I'm not suggesting that cities should be designed and governed for marathon runners' comfort and convenience. But when it is hard to walk from place to place that is often a sign that developers and advertisers have undue sway over the decision making process.
And as I duck tree branches on the sidewalks in Mobile, I find myself wondering if this is what Nancy Mistele had in mind for Madison when she complained about Kathleen Falk's focus on land use.
Much ado about beer
In these times of economic hardship, Wisconsin State Assembly Rep. Terese Berceau (D-Madison) and other Wisconsin legislators are proposing to increase the state's beer tax a whopping three cents per can.
Our beer tax is the third-lowest in the nation and hasn't been increased since 1969.
The Wisconsin Tavern League has responded with the kind of lazy, unfounded economic argument we have come to expect whenever the topic is taxes: A small hike in the beer tax will lead to people being tossed out of work.
"It will eventually cost jobs," Tavern League spokesperson Pete Madland told WISC-TV. "Any type of tax increase like this will do that."
Whose jobs? How? Why? Madland doesn't say and WISC-TV apparently didn't ask.
I guess it was decided long ago that whenever you talk about tax increases you can make any economic claim you want and it will go unchallenged.
For another case in point, WISC-TV tells us "the president of Capital Brewery in Middleton" says if the beer tax increase passes it "will be passed on straight to the consumer."
Does that mean the $6 bottle of beer at Miller Park will cost $6.03 if the beer tax increase goes through? Of course not, because the world doesn't work this way. Businesses charge customers as much as they think they will pay. But when beer goes up to $7 at Miller Park, the higher beer tax will be blamed and reporters will repeat this assertion as though it makes sense.
I demand a recount
I've never been able to figure out Newsmax magazine.
Quite possibly the most bizarre right-wing publication not published by the Rev. Sun Myung Moon, the magazine and its website have odd fixations with the everyday comings and goings of Rush Limbaugh, Ann Coulter and Sean Hannity. Throughout the presidential election, Newsmax was a one-stop-shop for news about Barack Obama's birth certificate.

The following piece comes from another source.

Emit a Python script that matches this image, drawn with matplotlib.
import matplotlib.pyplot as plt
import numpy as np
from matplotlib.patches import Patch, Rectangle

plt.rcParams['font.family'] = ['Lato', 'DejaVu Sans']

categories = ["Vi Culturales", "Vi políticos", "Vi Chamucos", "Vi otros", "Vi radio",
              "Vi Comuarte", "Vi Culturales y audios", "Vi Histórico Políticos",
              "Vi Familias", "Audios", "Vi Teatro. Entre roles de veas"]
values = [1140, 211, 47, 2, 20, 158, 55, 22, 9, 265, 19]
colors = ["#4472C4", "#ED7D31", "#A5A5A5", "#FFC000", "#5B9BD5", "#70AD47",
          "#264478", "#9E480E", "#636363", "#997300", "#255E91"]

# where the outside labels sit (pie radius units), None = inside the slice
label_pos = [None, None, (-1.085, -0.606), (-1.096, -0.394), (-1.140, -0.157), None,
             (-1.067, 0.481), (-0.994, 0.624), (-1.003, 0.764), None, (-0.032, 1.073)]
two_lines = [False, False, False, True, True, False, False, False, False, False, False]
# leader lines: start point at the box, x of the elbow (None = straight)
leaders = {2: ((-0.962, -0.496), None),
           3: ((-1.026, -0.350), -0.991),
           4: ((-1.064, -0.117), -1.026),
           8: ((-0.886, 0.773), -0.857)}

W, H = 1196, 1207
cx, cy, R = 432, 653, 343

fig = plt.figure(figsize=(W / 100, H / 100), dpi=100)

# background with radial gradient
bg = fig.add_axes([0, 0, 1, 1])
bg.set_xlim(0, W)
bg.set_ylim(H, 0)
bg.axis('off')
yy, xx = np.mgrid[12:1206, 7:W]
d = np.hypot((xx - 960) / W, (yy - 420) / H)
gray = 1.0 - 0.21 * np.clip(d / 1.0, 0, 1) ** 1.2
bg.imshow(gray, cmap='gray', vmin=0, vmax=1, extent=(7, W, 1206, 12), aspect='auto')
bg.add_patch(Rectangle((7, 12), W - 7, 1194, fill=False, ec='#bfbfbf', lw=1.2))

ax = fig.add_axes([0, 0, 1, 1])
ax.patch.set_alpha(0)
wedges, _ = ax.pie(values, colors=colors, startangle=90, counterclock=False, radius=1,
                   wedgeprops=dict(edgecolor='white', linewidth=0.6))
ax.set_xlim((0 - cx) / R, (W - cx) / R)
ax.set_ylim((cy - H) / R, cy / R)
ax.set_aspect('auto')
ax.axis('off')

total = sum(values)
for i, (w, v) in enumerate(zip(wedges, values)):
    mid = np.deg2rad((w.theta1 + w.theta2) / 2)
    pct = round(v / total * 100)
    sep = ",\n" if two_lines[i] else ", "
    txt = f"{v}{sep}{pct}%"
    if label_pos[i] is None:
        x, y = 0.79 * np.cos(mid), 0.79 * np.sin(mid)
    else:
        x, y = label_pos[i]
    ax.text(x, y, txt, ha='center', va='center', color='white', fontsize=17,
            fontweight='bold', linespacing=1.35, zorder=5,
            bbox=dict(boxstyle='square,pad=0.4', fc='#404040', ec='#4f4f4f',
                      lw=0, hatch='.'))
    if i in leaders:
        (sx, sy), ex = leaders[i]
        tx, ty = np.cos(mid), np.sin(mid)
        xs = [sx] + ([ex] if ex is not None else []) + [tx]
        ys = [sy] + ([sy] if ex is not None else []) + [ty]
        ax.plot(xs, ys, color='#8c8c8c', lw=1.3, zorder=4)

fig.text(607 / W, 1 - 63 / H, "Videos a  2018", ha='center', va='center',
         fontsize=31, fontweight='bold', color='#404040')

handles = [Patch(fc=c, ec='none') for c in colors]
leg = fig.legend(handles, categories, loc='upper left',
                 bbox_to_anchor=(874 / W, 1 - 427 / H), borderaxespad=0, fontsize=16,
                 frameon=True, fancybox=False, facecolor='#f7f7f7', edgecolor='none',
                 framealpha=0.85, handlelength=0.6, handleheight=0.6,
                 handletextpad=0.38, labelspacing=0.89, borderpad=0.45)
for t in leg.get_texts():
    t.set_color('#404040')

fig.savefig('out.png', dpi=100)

Somehow or other, Newsmax has put Madison at number two on its list of "Most Uniquely American Cities & Towns." We are second only to Wichita, Kansas (!).

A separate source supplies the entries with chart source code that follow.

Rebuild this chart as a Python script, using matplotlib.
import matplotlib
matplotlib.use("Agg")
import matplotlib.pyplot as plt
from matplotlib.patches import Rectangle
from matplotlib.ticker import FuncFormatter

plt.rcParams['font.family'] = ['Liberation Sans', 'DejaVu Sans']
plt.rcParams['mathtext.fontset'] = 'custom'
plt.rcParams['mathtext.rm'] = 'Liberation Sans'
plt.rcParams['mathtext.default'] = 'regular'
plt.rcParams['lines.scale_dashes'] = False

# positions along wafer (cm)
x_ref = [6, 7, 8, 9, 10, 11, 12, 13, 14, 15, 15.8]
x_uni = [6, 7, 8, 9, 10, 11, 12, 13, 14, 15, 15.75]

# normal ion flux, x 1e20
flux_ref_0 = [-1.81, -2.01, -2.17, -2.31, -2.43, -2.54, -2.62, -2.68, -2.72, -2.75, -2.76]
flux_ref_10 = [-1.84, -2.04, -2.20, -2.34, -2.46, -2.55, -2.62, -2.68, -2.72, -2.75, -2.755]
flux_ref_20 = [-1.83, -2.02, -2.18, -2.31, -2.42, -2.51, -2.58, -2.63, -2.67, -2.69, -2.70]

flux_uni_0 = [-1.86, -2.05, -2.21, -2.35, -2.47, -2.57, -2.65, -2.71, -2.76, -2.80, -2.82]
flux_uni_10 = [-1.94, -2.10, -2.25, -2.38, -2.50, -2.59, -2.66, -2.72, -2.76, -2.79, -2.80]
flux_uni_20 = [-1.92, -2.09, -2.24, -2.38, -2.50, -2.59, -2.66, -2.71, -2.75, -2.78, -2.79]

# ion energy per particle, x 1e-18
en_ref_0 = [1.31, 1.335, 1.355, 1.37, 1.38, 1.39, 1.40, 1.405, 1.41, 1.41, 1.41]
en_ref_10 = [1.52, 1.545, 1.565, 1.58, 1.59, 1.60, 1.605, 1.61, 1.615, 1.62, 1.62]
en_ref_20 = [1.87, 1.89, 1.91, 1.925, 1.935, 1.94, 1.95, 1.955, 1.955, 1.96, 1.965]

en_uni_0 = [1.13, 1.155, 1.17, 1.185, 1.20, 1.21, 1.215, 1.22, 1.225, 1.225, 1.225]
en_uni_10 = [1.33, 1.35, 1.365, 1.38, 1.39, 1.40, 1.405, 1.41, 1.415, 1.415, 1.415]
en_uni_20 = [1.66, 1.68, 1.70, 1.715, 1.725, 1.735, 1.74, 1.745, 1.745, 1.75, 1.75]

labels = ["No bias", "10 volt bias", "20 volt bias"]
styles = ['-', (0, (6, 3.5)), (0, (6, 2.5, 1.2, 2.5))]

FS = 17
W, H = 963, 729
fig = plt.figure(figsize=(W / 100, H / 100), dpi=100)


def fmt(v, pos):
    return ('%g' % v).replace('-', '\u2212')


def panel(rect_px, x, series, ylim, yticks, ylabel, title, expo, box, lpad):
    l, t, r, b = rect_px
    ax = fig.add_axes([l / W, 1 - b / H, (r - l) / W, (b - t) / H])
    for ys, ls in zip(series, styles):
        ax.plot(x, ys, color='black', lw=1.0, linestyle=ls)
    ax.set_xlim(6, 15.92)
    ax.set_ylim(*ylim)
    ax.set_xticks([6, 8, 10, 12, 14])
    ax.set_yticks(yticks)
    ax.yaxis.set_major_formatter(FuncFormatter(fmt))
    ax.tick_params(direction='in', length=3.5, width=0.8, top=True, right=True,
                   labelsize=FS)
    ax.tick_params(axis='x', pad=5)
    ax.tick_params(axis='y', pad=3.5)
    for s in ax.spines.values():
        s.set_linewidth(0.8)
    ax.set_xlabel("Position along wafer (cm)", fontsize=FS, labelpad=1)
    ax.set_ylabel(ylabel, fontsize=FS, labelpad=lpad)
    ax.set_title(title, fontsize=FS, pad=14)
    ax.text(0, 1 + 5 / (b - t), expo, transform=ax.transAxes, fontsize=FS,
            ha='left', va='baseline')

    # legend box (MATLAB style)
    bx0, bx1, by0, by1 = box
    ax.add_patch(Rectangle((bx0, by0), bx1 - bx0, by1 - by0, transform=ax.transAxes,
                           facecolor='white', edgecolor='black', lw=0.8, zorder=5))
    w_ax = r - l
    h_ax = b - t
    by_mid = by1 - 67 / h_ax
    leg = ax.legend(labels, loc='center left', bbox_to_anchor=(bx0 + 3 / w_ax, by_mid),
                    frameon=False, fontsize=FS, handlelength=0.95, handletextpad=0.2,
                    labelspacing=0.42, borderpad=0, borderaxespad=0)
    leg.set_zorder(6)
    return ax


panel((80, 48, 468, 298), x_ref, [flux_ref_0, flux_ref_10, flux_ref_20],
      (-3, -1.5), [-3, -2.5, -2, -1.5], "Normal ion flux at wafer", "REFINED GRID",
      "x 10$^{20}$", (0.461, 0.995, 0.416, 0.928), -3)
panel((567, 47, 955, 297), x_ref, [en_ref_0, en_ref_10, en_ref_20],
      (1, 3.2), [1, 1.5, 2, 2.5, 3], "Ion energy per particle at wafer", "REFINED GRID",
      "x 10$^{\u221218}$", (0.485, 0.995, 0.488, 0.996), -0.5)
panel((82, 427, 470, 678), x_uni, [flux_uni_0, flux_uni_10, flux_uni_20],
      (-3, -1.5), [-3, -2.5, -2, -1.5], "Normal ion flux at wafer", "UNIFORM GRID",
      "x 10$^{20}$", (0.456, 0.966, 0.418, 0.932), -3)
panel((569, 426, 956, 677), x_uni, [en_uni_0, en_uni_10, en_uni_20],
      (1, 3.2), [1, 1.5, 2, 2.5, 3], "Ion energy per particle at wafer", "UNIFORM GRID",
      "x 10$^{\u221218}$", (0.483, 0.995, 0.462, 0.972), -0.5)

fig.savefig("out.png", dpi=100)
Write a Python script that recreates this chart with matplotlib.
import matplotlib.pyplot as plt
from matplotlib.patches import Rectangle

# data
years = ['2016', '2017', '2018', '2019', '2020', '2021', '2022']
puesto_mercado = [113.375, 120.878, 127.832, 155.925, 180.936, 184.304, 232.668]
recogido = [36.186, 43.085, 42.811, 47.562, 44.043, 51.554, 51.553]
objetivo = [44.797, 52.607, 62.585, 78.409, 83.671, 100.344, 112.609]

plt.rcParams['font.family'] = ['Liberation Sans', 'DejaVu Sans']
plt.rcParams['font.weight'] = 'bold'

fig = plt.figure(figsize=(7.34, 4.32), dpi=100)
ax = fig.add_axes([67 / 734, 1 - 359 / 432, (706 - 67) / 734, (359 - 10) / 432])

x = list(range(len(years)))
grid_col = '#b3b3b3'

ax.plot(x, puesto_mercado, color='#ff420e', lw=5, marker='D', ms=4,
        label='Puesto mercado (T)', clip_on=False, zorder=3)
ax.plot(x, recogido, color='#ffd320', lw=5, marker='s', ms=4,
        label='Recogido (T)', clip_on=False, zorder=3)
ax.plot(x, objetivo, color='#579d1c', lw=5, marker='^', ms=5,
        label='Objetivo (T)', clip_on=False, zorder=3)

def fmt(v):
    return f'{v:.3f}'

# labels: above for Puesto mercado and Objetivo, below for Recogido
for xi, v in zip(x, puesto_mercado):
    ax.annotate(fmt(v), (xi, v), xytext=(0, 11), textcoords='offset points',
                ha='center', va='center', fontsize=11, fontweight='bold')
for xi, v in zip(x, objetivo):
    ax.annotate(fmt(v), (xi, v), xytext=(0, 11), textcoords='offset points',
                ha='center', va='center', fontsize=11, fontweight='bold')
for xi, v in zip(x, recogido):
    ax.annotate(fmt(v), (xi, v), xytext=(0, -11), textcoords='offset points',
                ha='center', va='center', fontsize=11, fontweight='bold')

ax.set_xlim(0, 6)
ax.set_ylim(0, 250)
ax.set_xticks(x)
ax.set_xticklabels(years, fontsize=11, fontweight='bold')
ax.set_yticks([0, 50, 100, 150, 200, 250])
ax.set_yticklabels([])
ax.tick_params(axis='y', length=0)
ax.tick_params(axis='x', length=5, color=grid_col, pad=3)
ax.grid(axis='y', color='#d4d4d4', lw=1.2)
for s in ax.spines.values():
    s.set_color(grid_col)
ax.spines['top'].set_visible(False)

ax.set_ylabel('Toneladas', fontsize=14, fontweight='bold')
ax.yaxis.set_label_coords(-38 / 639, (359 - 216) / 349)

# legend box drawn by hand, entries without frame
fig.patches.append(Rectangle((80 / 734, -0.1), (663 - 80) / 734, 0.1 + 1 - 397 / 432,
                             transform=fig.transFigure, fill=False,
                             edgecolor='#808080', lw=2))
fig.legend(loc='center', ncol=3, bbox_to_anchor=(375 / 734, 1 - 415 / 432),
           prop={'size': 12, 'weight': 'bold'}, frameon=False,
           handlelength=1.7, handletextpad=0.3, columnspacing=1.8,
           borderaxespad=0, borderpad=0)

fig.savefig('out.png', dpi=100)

Maybe Madison appears on so many of these lists that word has gotten out that you have to include us no matter what the subject.
I was somewhat relieved to find that Madison got its lowest marks for "wholesomeness" and "devotion to religion." The other criteria Newsmax used included hospitality, family friendliness, business friendliness, culture, community activities, scenic beauty and education.
Disappearing ink
The nation is trending away from reading newspapers and advertising in them. You might have read about this in a newspaper somewhere.
Ever since The Capital Times went from being a daily newspaper to an online news site and weekly Wisconsin State Journal insert, observers have placed the paper among national newspaper crisis's casualties.
While the Cap Times tries hard to dispute this, its most visible representative, columnist and gadfly John Nichols, has written an article about the crisis with former UW journalism professor Bob McChesney that is getting a lot of attention.
Nichols and McChesney's Nation magazine piece focuses on the reasons newspapers are vital to democracy and makes a case for government and taxpayer intervention to keep them alive. (Good luck with that.)
Meanwhile, the cover story of last week's Cap Times insert was about how UW students are still flocking to UW-Madison's journalism school even though the news industry has lost some 15,000 jobs in the last 18 months.